Both consumers and companies can use wood chippers to break down wood into pieces that can be easily disposed of or used for landscaping and other purposes. Depending on the requirements of the user, one type of wood chipper may be more appropriate than others. Here is more about the different wood chipper types.
Brush chippers are the most common type of wood chipper. Compact and easy to tow, brush chippers can be attached to tractors and used to quickly turn branches into mulch. A variety of shut-off functions and horsepower levels are available to suit different requirements.
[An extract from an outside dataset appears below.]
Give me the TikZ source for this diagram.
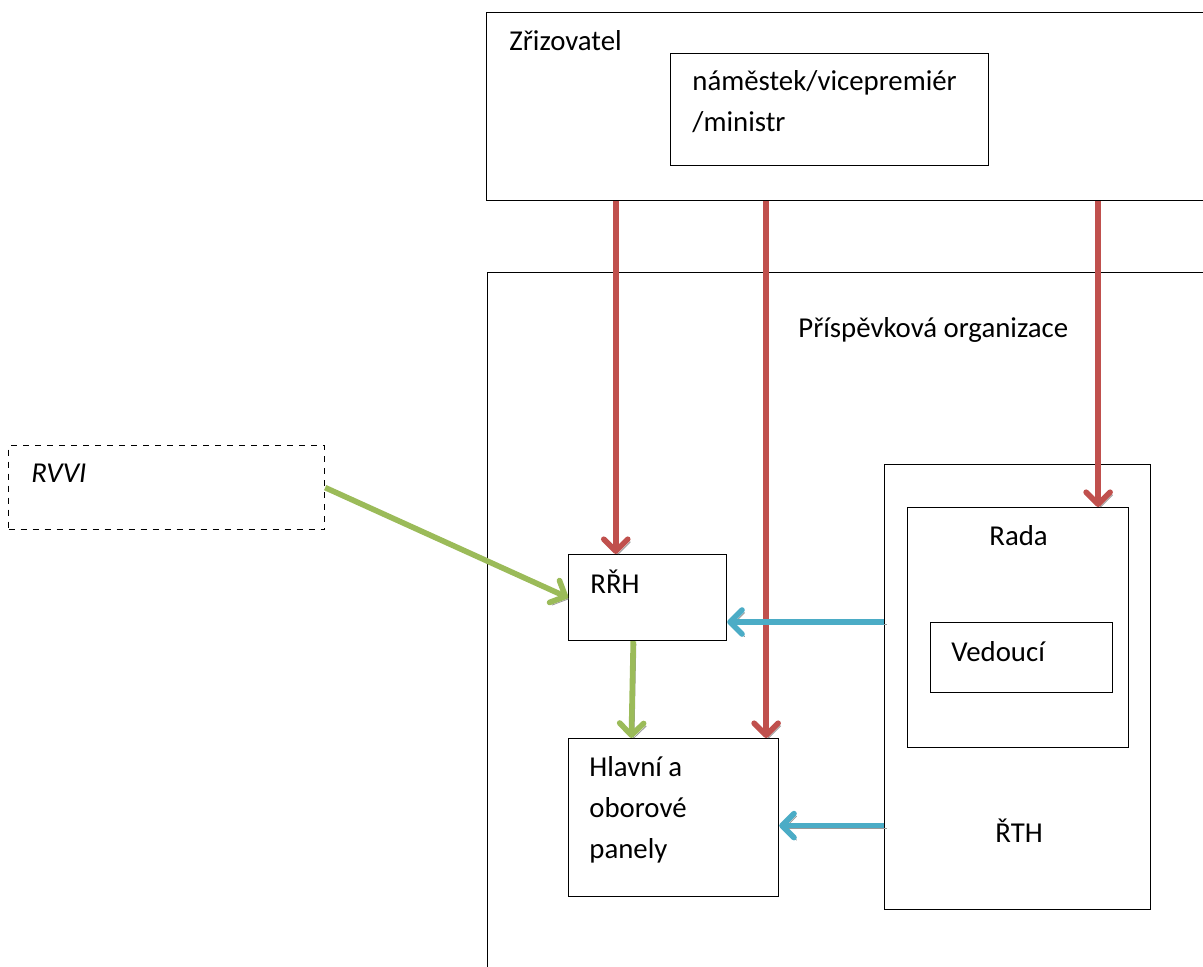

Intended for heavier use than brush chippers, horizontal grinders include conveyor belts to guide materials into the chipping chamber. Some horizontal grinders are self-contained vehicles in and of themselves, but many are designed for three-point use with a tractor. The resulting wood chips are ejected into a large pile next to the grinder.
Whole Tree Chippers
Whole tree chippers are similar to brush chippers but are much larger for use with full trees. Thanks to heavier components, whole tree chippers can be used to grind all parts of a tree. High horsepower and the ability to tow with a work vehicle or tractor make these chippers very versatile.
A 3pt tractor wood chipper can make chipping wood easier for power users of these machines. By harnessing the energy supplied by the tractor to accomplish its task, a tractor chipper makes quick work of trees. In comparison to standard garden chippers, three-point chippers are designed for heavier duty tasks.
Chippers are ideal for anyone who needs to dispose of large amounts of wood for residential or commercial purposes. With the resulting wood chips, chipper owners can landscape areas and keep moisture in the ground for the health of plants. Three-point chippers provide a simple and heavy-duty option for power users.